▶ Plotting code records:
☆ ☆ ☆ ☆ ☆ ☆ ☆
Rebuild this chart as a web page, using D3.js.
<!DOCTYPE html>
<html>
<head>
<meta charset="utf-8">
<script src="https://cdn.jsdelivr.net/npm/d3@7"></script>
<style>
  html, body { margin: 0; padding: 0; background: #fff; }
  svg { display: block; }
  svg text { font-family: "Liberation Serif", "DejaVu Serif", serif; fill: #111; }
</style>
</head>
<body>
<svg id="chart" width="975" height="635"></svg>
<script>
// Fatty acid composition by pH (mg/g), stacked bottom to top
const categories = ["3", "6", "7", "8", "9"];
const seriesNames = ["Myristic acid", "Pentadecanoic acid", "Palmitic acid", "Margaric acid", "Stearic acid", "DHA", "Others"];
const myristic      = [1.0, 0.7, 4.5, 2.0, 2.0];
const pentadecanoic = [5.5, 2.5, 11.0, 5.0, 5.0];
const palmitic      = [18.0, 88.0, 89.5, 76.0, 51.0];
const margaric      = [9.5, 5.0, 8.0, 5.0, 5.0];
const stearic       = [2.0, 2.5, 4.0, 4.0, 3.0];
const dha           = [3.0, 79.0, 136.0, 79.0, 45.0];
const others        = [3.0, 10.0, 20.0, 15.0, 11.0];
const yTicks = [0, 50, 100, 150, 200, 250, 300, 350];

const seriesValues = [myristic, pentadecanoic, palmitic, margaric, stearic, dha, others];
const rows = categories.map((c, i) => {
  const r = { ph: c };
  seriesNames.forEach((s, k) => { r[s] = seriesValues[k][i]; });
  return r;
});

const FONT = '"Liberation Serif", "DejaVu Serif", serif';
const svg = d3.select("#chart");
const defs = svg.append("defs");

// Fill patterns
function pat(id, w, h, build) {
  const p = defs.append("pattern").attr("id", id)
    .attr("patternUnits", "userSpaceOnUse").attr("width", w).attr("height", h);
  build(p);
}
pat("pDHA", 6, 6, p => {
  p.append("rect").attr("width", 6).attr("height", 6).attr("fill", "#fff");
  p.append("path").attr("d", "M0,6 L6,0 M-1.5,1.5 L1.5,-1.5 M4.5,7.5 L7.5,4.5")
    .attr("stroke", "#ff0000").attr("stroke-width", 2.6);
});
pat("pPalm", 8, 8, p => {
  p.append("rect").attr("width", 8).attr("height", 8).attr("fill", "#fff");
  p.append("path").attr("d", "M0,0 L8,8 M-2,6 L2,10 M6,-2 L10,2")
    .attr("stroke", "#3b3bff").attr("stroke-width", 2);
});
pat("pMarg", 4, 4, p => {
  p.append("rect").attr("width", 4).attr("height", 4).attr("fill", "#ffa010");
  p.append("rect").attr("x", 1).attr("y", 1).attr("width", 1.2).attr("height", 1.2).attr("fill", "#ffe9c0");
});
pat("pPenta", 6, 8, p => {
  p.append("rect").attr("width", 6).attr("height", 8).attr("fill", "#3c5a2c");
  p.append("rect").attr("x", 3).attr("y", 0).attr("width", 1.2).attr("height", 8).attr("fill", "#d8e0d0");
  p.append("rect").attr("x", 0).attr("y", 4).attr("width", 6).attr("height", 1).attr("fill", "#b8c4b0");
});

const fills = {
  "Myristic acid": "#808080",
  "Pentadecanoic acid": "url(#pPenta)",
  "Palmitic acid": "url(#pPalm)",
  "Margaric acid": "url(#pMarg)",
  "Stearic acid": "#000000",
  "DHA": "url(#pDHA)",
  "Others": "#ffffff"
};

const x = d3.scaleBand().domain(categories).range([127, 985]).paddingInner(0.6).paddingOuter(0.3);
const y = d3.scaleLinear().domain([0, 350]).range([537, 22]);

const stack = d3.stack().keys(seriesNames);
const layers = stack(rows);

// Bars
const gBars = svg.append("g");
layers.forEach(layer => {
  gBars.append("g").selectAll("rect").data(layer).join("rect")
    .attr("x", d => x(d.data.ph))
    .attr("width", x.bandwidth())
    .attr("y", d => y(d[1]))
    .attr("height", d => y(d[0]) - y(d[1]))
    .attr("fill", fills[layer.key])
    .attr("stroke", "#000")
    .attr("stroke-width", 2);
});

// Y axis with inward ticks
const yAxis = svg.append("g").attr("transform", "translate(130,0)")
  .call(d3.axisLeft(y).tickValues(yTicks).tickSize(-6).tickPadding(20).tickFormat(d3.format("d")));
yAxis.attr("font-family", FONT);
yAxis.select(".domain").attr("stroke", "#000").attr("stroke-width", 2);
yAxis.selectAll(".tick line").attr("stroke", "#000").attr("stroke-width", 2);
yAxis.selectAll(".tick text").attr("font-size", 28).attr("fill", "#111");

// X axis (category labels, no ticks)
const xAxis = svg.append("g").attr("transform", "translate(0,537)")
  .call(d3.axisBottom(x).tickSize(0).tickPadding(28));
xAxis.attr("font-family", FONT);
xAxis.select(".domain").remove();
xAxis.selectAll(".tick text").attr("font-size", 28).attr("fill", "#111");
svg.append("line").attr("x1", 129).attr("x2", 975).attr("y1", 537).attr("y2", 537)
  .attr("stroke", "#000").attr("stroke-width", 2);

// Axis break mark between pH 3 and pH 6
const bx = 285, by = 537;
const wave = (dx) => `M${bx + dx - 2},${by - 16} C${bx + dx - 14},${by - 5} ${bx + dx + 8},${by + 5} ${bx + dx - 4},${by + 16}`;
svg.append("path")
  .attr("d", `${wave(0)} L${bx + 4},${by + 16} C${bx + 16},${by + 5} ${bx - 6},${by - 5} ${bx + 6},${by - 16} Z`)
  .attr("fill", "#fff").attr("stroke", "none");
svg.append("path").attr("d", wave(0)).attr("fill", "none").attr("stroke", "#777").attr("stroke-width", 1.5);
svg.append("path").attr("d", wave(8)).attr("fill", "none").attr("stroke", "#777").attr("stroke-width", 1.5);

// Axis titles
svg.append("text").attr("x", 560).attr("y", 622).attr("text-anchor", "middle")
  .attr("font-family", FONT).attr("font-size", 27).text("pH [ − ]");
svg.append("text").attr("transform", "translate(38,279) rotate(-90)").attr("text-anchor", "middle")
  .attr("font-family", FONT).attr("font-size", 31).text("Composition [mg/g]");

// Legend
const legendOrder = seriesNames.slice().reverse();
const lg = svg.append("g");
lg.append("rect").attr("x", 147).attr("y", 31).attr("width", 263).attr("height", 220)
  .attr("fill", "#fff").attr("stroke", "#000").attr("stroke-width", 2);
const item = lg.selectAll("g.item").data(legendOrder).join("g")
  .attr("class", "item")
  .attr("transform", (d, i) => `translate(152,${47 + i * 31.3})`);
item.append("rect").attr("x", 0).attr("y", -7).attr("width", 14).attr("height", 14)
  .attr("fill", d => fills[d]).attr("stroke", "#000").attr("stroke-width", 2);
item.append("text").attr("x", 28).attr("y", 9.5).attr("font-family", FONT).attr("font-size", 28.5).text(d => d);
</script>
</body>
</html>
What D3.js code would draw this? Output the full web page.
☆ ☆ ☆ ☆ ☆ ☆ ☆
▶ What needs to be done: Reproduce all data above, unchanged.

▶ Answer to this exercise:
Rebuild this chart as a web page, using D3.js.
<!DOCTYPE html>
<html>
<head>
<meta charset="utf-8">
<script src="https://cdn.jsdelivr.net/npm/d3@7"></script>
<style>
  html, body { margin: 0; padding: 0; background: #fff; }
  svg { display: block; }
  svg text { font-family: "Liberation Serif", "DejaVu Serif", serif; fill: #111; }
</style>
</head>
<body>
<svg id="chart" width="975" height="635"></svg>
<script>
// Fatty acid composition by pH (mg/g), stacked bottom to top
const categories = ["3", "6", "7", "8", "9"];
const seriesNames = ["Myristic acid", "Pentadecanoic acid", "Palmitic acid", "Margaric acid", "Stearic acid", "DHA", "Others"];
const myristic      = [1.0, 0.7, 4.5, 2.0, 2.0];
const pentadecanoic = [5.5, 2.5, 11.0, 5.0, 5.0];
const palmitic      = [18.0, 88.0, 89.5, 76.0, 51.0];
const margaric      = [9.5, 5.0, 8.0, 5.0, 5.0];
const stearic       = [2.0, 2.5, 4.0, 4.0, 3.0];
const dha           = [3.0, 79.0, 136.0, 79.0, 45.0];
const others        = [3.0, 10.0, 20.0, 15.0, 11.0];
const yTicks = [0, 50, 100, 150, 200, 250, 300, 350];

const seriesValues = [myristic, pentadecanoic, palmitic, margaric, stearic, dha, others];
const rows = categories.map((c, i) => {
  const r = { ph: c };
  seriesNames.forEach((s, k) => { r[s] = seriesValues[k][i]; });
  return r;
});

const FONT = '"Liberation Serif", "DejaVu Serif", serif';
const svg = d3.select("#chart");
const defs = svg.append("defs");

// Fill patterns
function pat(id, w, h, build) {
  const p = defs.append("pattern").attr("id", id)
    .attr("patternUnits", "userSpaceOnUse").attr("width", w).attr("height", h);
  build(p);
}
pat("pDHA", 6, 6, p => {
  p.append("rect").attr("width", 6).attr("height", 6).attr("fill", "#fff");
  p.append("path").attr("d", "M0,6 L6,0 M-1.5,1.5 L1.5,-1.5 M4.5,7.5 L7.5,4.5")
    .attr("stroke", "#ff0000").attr("stroke-width", 2.6);
});
pat("pPalm", 8, 8, p => {
  p.append("rect").attr("width", 8).attr("height", 8).attr("fill", "#fff");
  p.append("path").attr("d", "M0,0 L8,8 M-2,6 L2,10 M6,-2 L10,2")
    .attr("stroke", "#3b3bff").attr("stroke-width", 2);
});
pat("pMarg", 4, 4, p => {
  p.append("rect").attr("width", 4).attr("height", 4).attr("fill", "#ffa010");
  p.append("rect").attr("x", 1).attr("y", 1).attr("width", 1.2).attr("height", 1.2).attr("fill", "#ffe9c0");
});
pat("pPenta", 6, 8, p => {
  p.append("rect").attr("width", 6).attr("height", 8).attr("fill", "#3c5a2c");
  p.append("rect").attr("x", 3).attr("y", 0).attr("width", 1.2).attr("height", 8).attr("fill", "#d8e0d0");
  p.append("rect").attr("x", 0).attr("y", 4).attr("width", 6).attr("height", 1).attr("fill", "#b8c4b0");
});

const fills = {
  "Myristic acid": "#808080",
  "Pentadecanoic acid": "url(#pPenta)",
  "Palmitic acid": "url(#pPalm)",
  "Margaric acid": "url(#pMarg)",
  "Stearic acid": "#000000",
  "DHA": "url(#pDHA)",
  "Others": "#ffffff"
};

const x = d3.scaleBand().domain(categories).range([127, 985]).paddingInner(0.6).paddingOuter(0.3);
const y = d3.scaleLinear().domain([0, 350]).range([537, 22]);

const stack = d3.stack().keys(seriesNames);
const layers = stack(rows);

// Bars
const gBars = svg.append("g");
layers.forEach(layer => {
  gBars.append("g").selectAll("rect").data(layer).join("rect")
    .attr("x", d => x(d.data.ph))
    .attr("width", x.bandwidth())
    .attr("y", d => y(d[1]))
    .attr("height", d => y(d[0]) - y(d[1]))
    .attr("fill", fills[layer.key])
    .attr("stroke", "#000")
    .attr("stroke-width", 2);
});

// Y axis with inward ticks
const yAxis = svg.append("g").attr("transform", "translate(130,0)")
  .call(d3.axisLeft(y).tickValues(yTicks).tickSize(-6).tickPadding(20).tickFormat(d3.format("d")));
yAxis.attr("font-family", FONT);
yAxis.select(".domain").attr("stroke", "#000").attr("stroke-width", 2);
yAxis.selectAll(".tick line").attr("stroke", "#000").attr("stroke-width", 2);
yAxis.selectAll(".tick text").attr("font-size", 28).attr("fill", "#111");

// X axis (category labels, no ticks)
const xAxis = svg.append("g").attr("transform", "translate(0,537)")
  .call(d3.axisBottom(x).tickSize(0).tickPadding(28));
xAxis.attr("font-family", FONT);
xAxis.select(".domain").remove();
xAxis.selectAll(".tick text").attr("font-size", 28).attr("fill", "#111");
svg.append("line").attr("x1", 129).attr("x2", 975).attr("y1", 537).attr("y2", 537)
  .attr("stroke", "#000").attr("stroke-width", 2);

// Axis break mark between pH 3 and pH 6
const bx = 285, by = 537;
const wave = (dx) => `M${bx + dx - 2},${by - 16} C${bx + dx - 14},${by - 5} ${bx + dx + 8},${by + 5} ${bx + dx - 4},${by + 16}`;
svg.append("path")
  .attr("d", `${wave(0)} L${bx + 4},${by + 16} C${bx + 16},${by + 5} ${bx - 6},${by - 5} ${bx + 6},${by - 16} Z`)
  .attr("fill", "#fff").attr("stroke", "none");
svg.append("path").attr("d", wave(0)).attr("fill", "none").attr("stroke", "#777").attr("stroke-width", 1.5);
svg.append("path").attr("d", wave(8)).attr("fill", "none").attr("stroke", "#777").attr("stroke-width", 1.5);

// Axis titles
svg.append("text").attr("x", 560).attr("y", 622).attr("text-anchor", "middle")
  .attr("font-family", FONT).attr("font-size", 27).text("pH [ − ]");
svg.append("text").attr("transform", "translate(38,279) rotate(-90)").attr("text-anchor", "middle")
  .attr("font-family", FONT).attr("font-size", 31).text("Composition [mg/g]");

// Legend
const legendOrder = seriesNames.slice().reverse();
const lg = svg.append("g");
lg.append("rect").attr("x", 147).attr("y", 31).attr("width", 263).attr("height", 220)
  .attr("fill", "#fff").attr("stroke", "#000").attr("stroke-width", 2);
const item = lg.selectAll("g.item").data(legendOrder).join("g")
  .attr("class", "item")
  .attr("transform", (d, i) => `translate(152,${47 + i * 31.3})`);
item.append("rect").attr("x", 0).attr("y", -7).attr("width", 14).attr("height", 14)
  .attr("fill", d => fills[d]).attr("stroke", "#000").attr("stroke-width", 2);
item.append("text").attr("x", 28).attr("y", 9.5).attr("font-family", FONT).attr("font-size", 28.5).text(d => d);
</script>
</body>
</html>
What D3.js code would draw this? Output the full web page.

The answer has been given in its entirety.